• [Data section]
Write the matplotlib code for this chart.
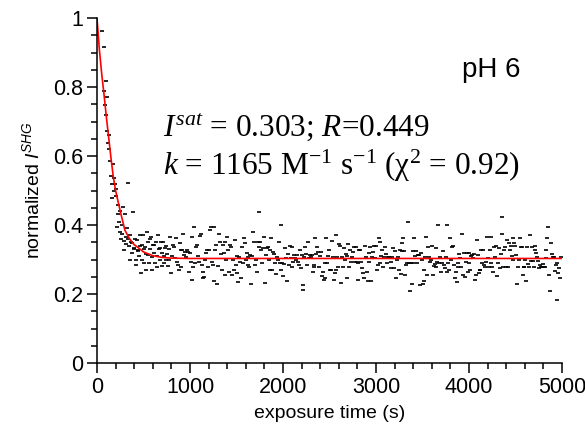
import numpy as np
import matplotlib
matplotlib.use('Agg')
import matplotlib.pyplot as plt
from matplotlib.ticker import MultipleLocator

plt.rcParams['font.family'] = ['Liberation Sans', 'DejaVu Sans']
plt.rcParams['mathtext.fontset'] = 'custom'
plt.rcParams['mathtext.rm'] = 'Liberation Serif'
plt.rcParams['mathtext.it'] = 'Liberation Serif:italic'
plt.rcParams['mathtext.sf'] = 'Liberation Sans:italic'

# early decay part (time s, normalized signal)
decay_t = [57, 72, 79, 86, 93, 100, 108, 112, 118, 124, 132, 140, 150, 158, 165, 172, 179, 186,
           194, 201, 208, 215, 222, 229, 236, 244, 251, 258, 265, 272, 280, 287, 294, 301, 308,
           315, 323, 330, 337, 344, 351, 358, 366, 373, 380, 387, 394, 401, 408, 415, 423, 430,
           437, 444, 451, 459, 466, 473, 480, 487, 494, 502, 509, 516, 523, 530, 538, 545, 552,
           559, 566, 574, 581, 588, 595, 602, 609, 616, 623, 630, 641, 648, 659, 666, 673, 681,
           688, 695, 702, 710, 717, 724, 731, 738, 745, 750, 760, 770, 778]
decay_v = [0.963, 0.788, 0.915, 0.748, 0.817, 0.72, 0.772, 0.672, 0.637, 0.661, 0.62, 0.585,
           0.543, 0.479, 0.518, 0.576, 0.535, 0.50, 0.52, 0.484, 0.504, 0.395, 0.458, 0.433,
           0.41, 0.44, 0.381, 0.36, 0.373, 0.40, 0.453, 0.328, 0.354, 0.431, 0.366, 0.345, 0.39,
           0.36, 0.521, 0.338, 0.371, 0.30, 0.35, 0.318, 0.347, 0.437, 0.33, 0.332, 0.36, 0.30,
           0.284, 0.357, 0.325, 0.328, 0.31, 0.371, 0.34, 0.262, 0.342, 0.30, 0.372, 0.33, 0.29,
           0.337, 0.315, 0.27, 0.381, 0.35, 0.313, 0.29, 0.33, 0.36, 0.366, 0.308, 0.27, 0.342,
           0.342, 0.32, 0.29, 0.35, 0.277, 0.31, 0.371, 0.33, 0.30, 0.332, 0.35, 0.281, 0.32,
           0.352, 0.29, 0.31, 0.332, 0.30, 0.34, 0.315, 0.28, 0.30, 0.33]

# plateau part, read in order from ~790 s to 5000 s
plateau_v = [
    # 790-1495
    0.366, 0.26, 0.31, 0.342, 0.337, 0.303, 0.363, 0.293, 0.284, 0.269, 0.348, 0.327, 0.279,
    0.329, 0.375, 0.313, 0.322, 0.308, 0.327, 0.322, 0.264, 0.319, 0.293, 0.366, 0.24, 0.279,
    0.395, 0.289, 0.337, 0.342, 0.31, 0.293, 0.368, 0.374, 0.284, 0.245, 0.264, 0.25, 0.298,
    0.319, 0.327, 0.277, 0.329, 0.385, 0.395, 0.293, 0.284, 0.238, 0.395, 0.327, 0.342, 0.23,
    0.281, 0.375, 0.351, 0.317, 0.269, 0.342, 0.319, 0.351, 0.255, 0.298, 0.366, 0.329, 0.264,
    # 1495-2204
    0.342, 0.337, 0.255, 0.298, 0.269, 0.358, 0.284, 0.31, 0.26, 0.235, 0.308, 0.293, 0.245,
    0.337, 0.289, 0.362, 0.348, 0.298, 0.319, 0.284, 0.308, 0.279, 0.313, 0.229, 0.31, 0.38,
    0.351, 0.284, 0.298, 0.264, 0.351, 0.335, 0.438, 0.352, 0.327, 0.289, 0.332, 0.366, 0.232,
    0.313, 0.332, 0.335, 0.30, 0.269, 0.327, 0.363, 0.269, 0.322, 0.317, 0.289, 0.258, 0.306,
    0.298, 0.351, 0.289, 0.269, 0.40, 0.29, 0.252, 0.287, 0.332, 0.303, 0.238, 0.316, 0.284,
    0.339, 0.303, 0.279, 0.337, 0.293,
    # 2204-2913
    0.313, 0.303, 0.298, 0.313, 0.293, 0.284, 0.329, 0.274, 0.313, 0.226, 0.213, 0.308, 0.337,
    0.316, 0.284, 0.351, 0.303, 0.313, 0.308, 0.313, 0.264, 0.279, 0.284, 0.362, 0.317, 0.335,
    0.322, 0.279, 0.31, 0.322, 0.252, 0.264, 0.24, 0.245, 0.289, 0.362, 0.289, 0.31, 0.329,
    0.269, 0.269, 0.354, 0.308, 0.242, 0.26, 0.269, 0.371, 0.308, 0.279, 0.345, 0.339, 0.232,
    0.308, 0.279, 0.332, 0.298, 0.317, 0.31, 0.245, 0.346, 0.279, 0.327, 0.293, 0.308, 0.322,
    0.337, 0.293,
    # 2913-3623
    0.337, 0.293, 0.24, 0.289, 0.327, 0.329, 0.293, 0.274, 0.26, 0.245, 0.339, 0.308, 0.264,
    0.238, 0.319, 0.293, 0.335, 0.238, 0.308, 0.322, 0.339, 0.303, 0.339, 0.269, 0.284, 0.363,
    0.289, 0.351, 0.31, 0.327, 0.279, 0.308, 0.337, 0.317, 0.29, 0.308, 0.306, 0.303, 0.293,
    0.274, 0.308, 0.332, 0.274, 0.325, 0.245, 0.298, 0.308, 0.269, 0.327, 0.257, 0.325, 0.348,
    0.361, 0.325, 0.255, 0.284, 0.289, 0.409, 0.29, 0.209, 0.29, 0.23, 0.289, 0.325, 0.363,
    0.31, 0.325, 0.289, 0.313, 0.313, 0.226,
    # 3623-4333
    0.319, 0.30, 0.23, 0.269, 0.237, 0.308, 0.366, 0.255, 0.337, 0.308, 0.293, 0.298, 0.339,
    0.255, 0.281, 0.287, 0.279, 0.334, 0.293, 0.40, 0.289, 0.308, 0.264, 0.29, 0.325, 0.284,
    0.274, 0.308, 0.40, 0.264, 0.29, 0.269, 0.363, 0.298, 0.335, 0.339, 0.284, 0.245, 0.264,
    0.235, 0.29, 0.279, 0.316, 0.303, 0.279, 0.375, 0.255, 0.319, 0.249, 0.293, 0.319, 0.264,
    0.319, 0.29, 0.269, 0.31, 0.313, 0.303, 0.316, 0.242, 0.255, 0.358, 0.313, 0.26, 0.269,
    0.269, 0.329, 0.29, 0.327, 0.284, 0.279, 0.293, 0.366, 0.303,
    # 4333-5000
    0.279, 0.329, 0.366, 0.29, 0.279, 0.264, 0.337, 0.308, 0.339, 0.252, 0.289, 0.332, 0.274,
    0.316, 0.375, 0.422, 0.279, 0.327, 0.337, 0.279, 0.358, 0.279, 0.348, 0.327, 0.339, 0.31,
    0.362, 0.30, 0.348, 0.339, 0.313, 0.229, 0.279, 0.298, 0.362, 0.337, 0.337, 0.255, 0.279,
    0.279, 0.298, 0.238, 0.337, 0.287, 0.279, 0.371, 0.296, 0.335, 0.296, 0.279, 0.327, 0.339,
    0.319, 0.308, 0.296, 0.274, 0.284, 0.279, 0.279, 0.287, 0.277, 0.277, 0.327, 0.303, 0.362,
    0.395, 0.255, 0.209, 0.348, 0.317, 0.306, 0.308, 0.267, 0.284, 0.182, 0.29, 0.26, 0.274,
    0.245, 0.306]
plateau_start, plateau_end = 790, 4990

# fitted curve
fit_t = [0, 25, 50, 75, 100, 125, 150, 175, 200, 250, 300, 350, 400, 450, 500, 600, 700, 800, 1000, 5000]
fit_v = [1.0, 0.91, 0.84, 0.78, 0.715, 0.655, 0.595, 0.54, 0.50, 0.44, 0.385, 0.36, 0.343,
         0.333, 0.322, 0.311, 0.306, 0.304, 0.303, 0.303]

plateau_t = np.linspace(plateau_start, plateau_end, len(plateau_v))
t = np.concatenate([decay_t, plateau_t])
v = np.concatenate([decay_v, plateau_v])

fig = plt.figure(figsize=(5.85, 4.4), dpi=100)
ax = fig.add_axes([0.1658, 0.175, 0.795, 0.784])

ax.plot(t, v, linestyle='none', marker='_', markersize=3, markeredgewidth=1.2, color='black')
ax.plot(fit_t, fit_v, color='red', linewidth=1.2)

ax.set_xlim(0, 5000)
ax.set_ylim(0, 1)
ax.spines['top'].set_visible(False)
ax.spines['right'].set_visible(False)
for s in ('left', 'bottom'):
    ax.spines[s].set_linewidth(1.1)
ax.xaxis.set_major_locator(MultipleLocator(1000))
ax.xaxis.set_minor_locator(MultipleLocator(200))
ax.yaxis.set_minor_locator(MultipleLocator(0.05))
ax.set_yticks([0, 0.2, 0.4, 0.6, 0.8, 1.0])
ax.set_yticklabels(['0', '0.2', '0.4', '0.6', '0.8', '1'])
ax.tick_params(which='major', direction='out', length=7, width=1.1, labelsize=15.5, pad=3)
ax.tick_params(which='minor', direction='out', length=4, width=1.1)

ax.set_xlabel('exposure time (s)', fontsize=14, labelpad=5)
ax.set_ylabel(r'normalized $\mathsf{I^{SHG}}$', fontsize=14, labelpad=7)

ax.text(3924, 0.829, 'pH 6', fontsize=20, ha='left', va='baseline')
ax.text(710, 0.658, r'$I^{sat}$ = 0.303; $R$=0.449', fontsize=22.5, ha='left', va='baseline',
        family='Liberation Serif')
ax.text(710, 0.545, r'$k$ = 1165 M$^{-1}$ s$^{-1}$ (χ$^{2}$ = 0.92)', fontsize=22.5, ha='left',
        va='baseline', family='Liberation Serif')

fig.savefig('out.png', dpi=100)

• [What you are asked to do] From the first line above to the line containing "plt.rcParams['mathtext.sf'] = 'Liberation", repeat each line exactly. Pictures stay out.

• [Solved exercise]
Write the matplotlib code for this chart.
import numpy as np
import matplotlib
matplotlib.use('Agg')
import matplotlib.pyplot as plt
from matplotlib.ticker import MultipleLocator

plt.rcParams['font.family'] = ['Liberation Sans', 'DejaVu Sans']
plt.rcParams['mathtext.fontset'] = 'custom'
plt.rcParams['mathtext.rm'] = 'Liberation Serif'
plt.rcParams['mathtext.it'] = 'Liberation Serif:italic'
plt.rcParams['mathtext.sf'] = 'Liberation Sans:italic'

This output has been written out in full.